I totally disagree. C is definitely *not a good language to learn to program in. I actually think that programming should be learned the other way around.


I think C is pretty good as a first language. It's not fraught with too many concepts and the few concepts it has are essential for many kinds of programming. If people use languages with mutable variables they have to know how pointers work. C makes that very explicit. You can't use it without understanding pointers and that's a good thing.

I'm not saying C is the best language to learn how to program, but it's definately better than Java, C++, Ruby or JavaScript. I can't tell how Lisp would work as a first language because I haven't seen anyone try to learn or teach it.


"If people use languages with mutable variables they have to know how pointers work" -> wrong. They don't. That's the idea of a high-level language, to hide how the computer interprets your instructions so you can focus on giving instructions.

Now, understanding pointer would help a lot, but that's a different argument.


I don't agree. The difference between copying a thing and referring to a thing is not some low level technical detail that you can abstract from. It's a fundamental structure of any system, not just computer systems.


I have no strong opinion about whether C is a good learning language or not. I'd tend to say no.

However, if I was designing a practical college curriculum, I would require a course early-on that involved detailed instruction on how C actually works, as well as extensive practice using it and exploring its tricky areas. It might correspond with an introduction to assemblers, computer architecture, or operating systems. The catch is having an instructor that actually knows C well enough to teach it.


Agreed. I think one of the easiest languages to learn at first would be Python. I unfortunately took the path of Basic, Pascal, Visual Basic, C++, Java, Python, Lisp and I wish I would have run across Python much sooner.


I learned in Pascal too. It's not bad.


Why?


There's too much to worry about; besides, being efficient isn't an issue when you are a beginner. Better to learn with a language that hides the low-level details so you can focus on actual programming.

In other words, I think that you should learn first how to teach the computer to do stuff and only after having done that for a while should you try to understand how the computer interprets the instructions you give it. Of course, you could take the very first steps in any language (except maybe Intercal), but once you get to strings and the like, C is more likely to make it more difficult instead of easier.


It's interesting trying to watch a non-programmer try to learn a language like C, C++ or Java and try to figure out the reason for all the boiler plate code to get something simple done. They ask questions like: Why does printing "hello, world" require more code than "print 'hello, world'"?
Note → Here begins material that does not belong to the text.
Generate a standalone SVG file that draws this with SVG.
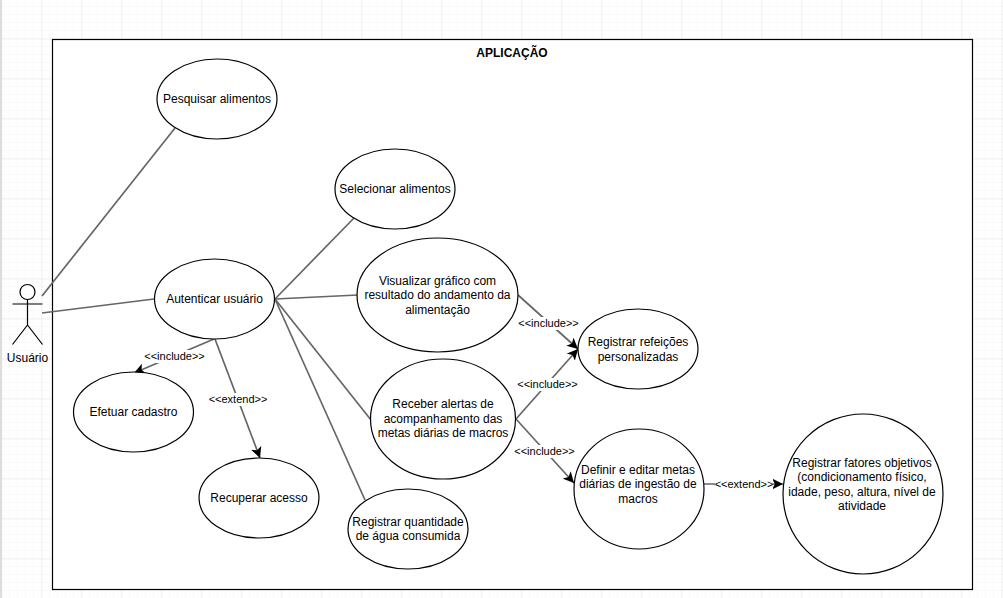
<svg xmlns="http://www.w3.org/2000/svg" width="1003" height="598" viewBox="0 0 1003 598">
<style>
text{font-family:"Liberation Sans",Arial,sans-serif;font-size:12px;fill:#000;text-anchor:middle}
.lbl{font-size:11px}
.uc{fill:#fff;stroke:#000;stroke-width:1.2}
.c{fill:none;stroke:#666;stroke-width:1.7}
.a{marker-end:url(#arr)}
.lb{fill:#fff;stroke:none}
</style>
<defs>
<pattern id="minor" width="8" height="8" patternUnits="userSpaceOnUse" x="2" y="-1"><path d="M8 0V8M0 8H8" fill="none" stroke="#f3f3f3" stroke-width="1"/></pattern>
<pattern id="major" width="40" height="40" patternUnits="userSpaceOnUse" x="2.5" y="-0.5"><path d="M40 0V40M0 40H40" fill="none" stroke="#e6e6e6" stroke-width="1"/></pattern>
<marker id="arr" markerUnits="userSpaceOnUse" markerWidth="12" markerHeight="12" refX="10" refY="5" viewBox="0 0 11 10" orient="auto"><path d="M0 0L10 5L0 10L2.5 5Z" fill="#000"/></marker>
</defs>
<g id="background">
<rect width="1003" height="598" fill="#fff"/>
<rect width="1003" height="598" fill="url(#minor)"/>
<rect width="1003" height="598" fill="url(#major)"/>
<rect x="0" y="0" width="2" height="598" fill="#ddd"/>
</g>
<g id="system"><rect x="52.5" y="39.5" width="920" height="550" fill="#fff" stroke="#000" stroke-width="1.2"/>
<text x="512" y="57" font-weight="bold">APLICAÇÃO</text></g>
<g id="connectors">
<path class="c" d="M42 296L175 128"/>
<path class="c" d="M42 313L154 299"/>
<path class="c" d="M275 299L354 218"/>
<path class="c" d="M275 299L358 295"/>
<path class="c" d="M275 299L371 420"/>
<path class="c" d="M275 299L365 500"/>
<path class="c a" d="M214 339L134 373"/>
<path class="c a" d="M215 339L260 458"/>
<path class="c a" d="M518 295L578 349"/>
<path class="c a" d="M516 419L578 349"/>
<path class="c a" d="M516 419L574 483"/>
<path class="c a" d="M704 484L783 484"/>
<rect class="lb" x="145" y="350" width="60" height="13"/>
<text class="lbl" x="174.500" y="360">&lt;&lt;include&gt;&gt;</text>
<rect class="lb" x="208" y="393" width="60" height="13"/>
<text class="lbl" x="238" y="403">&lt;&lt;extend&gt;&gt;</text>
<rect class="lb" x="518" y="317" width="60" height="13"/>
<text class="lbl" x="548.500" y="327">&lt;&lt;include&gt;&gt;</text>
<rect class="lb" x="517" y="378" width="60" height="13"/>
<text class="lbl" x="547.500" y="388">&lt;&lt;include&gt;&gt;</text>
<rect class="lb" x="515" y="445" width="60" height="13"/>
<text class="lbl" x="544.500" y="455">&lt;&lt;include&gt;&gt;</text>
<rect class="lb" x="715" y="478" width="58" height="13"/>
<text class="lbl" x="744" y="488">&lt;&lt;extend&gt;&gt;</text>
</g>
<g id="actor" fill="none" stroke="#000" stroke-width="1.2">
<circle cx="27.500" cy="292" r="7.500"/>
<path d="M27.500 299.500V325M12.500 304H42.500M27.500 325L12.500 344.500M27.500 325L42.500 344.500"/>
<text x="27.500" y="362" stroke="none">Usuário</text>
</g>
<g id="pesquisar"><ellipse class="uc" cx="217" cy="99" rx="60" ry="40"/><text x="217" y="103">Pesquisar alimentos</text></g>
<g id="selecionar"><ellipse class="uc" cx="395" cy="189" rx="60" ry="40"/><text x="395" y="193">Selecionar alimentos</text></g>
<g id="autenticar"><ellipse class="uc" cx="214.500" cy="299" rx="60" ry="40"/><text x="214.500" y="303">Autenticar usuário</text></g>
<g id="efetuar"><ellipse class="uc" cx="133.500" cy="412" rx="60" ry="40"/><text x="133.500" y="416">Efetuar cadastro</text></g>
<g id="recuperar"><ellipse class="uc" cx="259" cy="498" rx="60" ry="40"/><text x="259" y="502">Recuperar acesso</text></g>
<g id="visualizar"><ellipse class="uc" cx="437.500" cy="295" rx="80.500" ry="57"/><text x="437.500" y="285">Visualizar gráfico com</text><text x="437.500" y="299">resultado do andamento da</text><text x="437.500" y="314">alimentação</text></g>
<g id="receber"><ellipse class="uc" cx="443" cy="419" rx="72.500" ry="60"/><text x="443" y="408">Receber alertas de</text><text x="443" y="423">acompanhamento das</text><text x="443" y="437">metas diárias de macros</text></g>
<g id="agua"><ellipse class="uc" cx="408" cy="529" rx="60" ry="40"/><text x="408" y="526">Registrar quantidade</text><text x="408" y="540">de água consumida</text></g>
<g id="refeicoes"><ellipse class="uc" cx="638" cy="349" rx="60" ry="40"/><text x="638" y="346">Registrar refeições</text><text x="638" y="361">personalizadas</text></g>
<g id="definir"><ellipse class="uc" cx="639" cy="489" rx="65" ry="60"/><text x="638" y="474">Definir e editar metas</text><text x="638" y="488">diárias de ingestão de</text><text x="638" y="503">macros</text></g>
<g id="fatores"><ellipse class="uc" cx="863" cy="494" rx="80" ry="80"/><text x="862" y="467">Registrar fatores objetivos</text><text x="862" y="481">(condicionamento físico,</text><text x="862" y="496">idade, peso, altura, nível de</text><text x="862" y="510">atividade</text></g>
</svg>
i once let a friend use my TI-89 for a couple of minutes. he wanted to program a game for it. when i checked to see what he had written so far, it said "there is a ball"

although hilarious, it's an ideal that shouldn't be laughed at


See? At first you just want a simple language to give instructions to the computer, so you can worry about learning how to come up with the algorithms that you need to translate.


A thesis that we want the machines to understand our high-level vision of an algorithm existed long before computers were invented. However, we failed to create such a system that would interpret our vision of a program ("there is a ball") and execute it appropriately. Wish you good luck in inventing such a system.

The reality is, programmers who don't understand how computers work can write ridiculously bad code. I saw it a lot. Efficiency does become an issue when a program is so bad and slow and unreliable that a computer can't execute it in a reasonably useful way.

I'd never hire a Python programmer who doesn't know what dynamic array is all about or what CPUs are dealing with when they run a program -- essentially addresses and numbers.

A recent YCnews post comes to mind: if you want to find a good PHP programmer you have to announce a C++ vacancy with no single word about PHP.


I'd take a C++ expert who also knew language X over somebody who just knew language X any day of the week. Being able to do something hard without shooting your foot off and understanding how the bits and bytes work make you better no matter what language you're using.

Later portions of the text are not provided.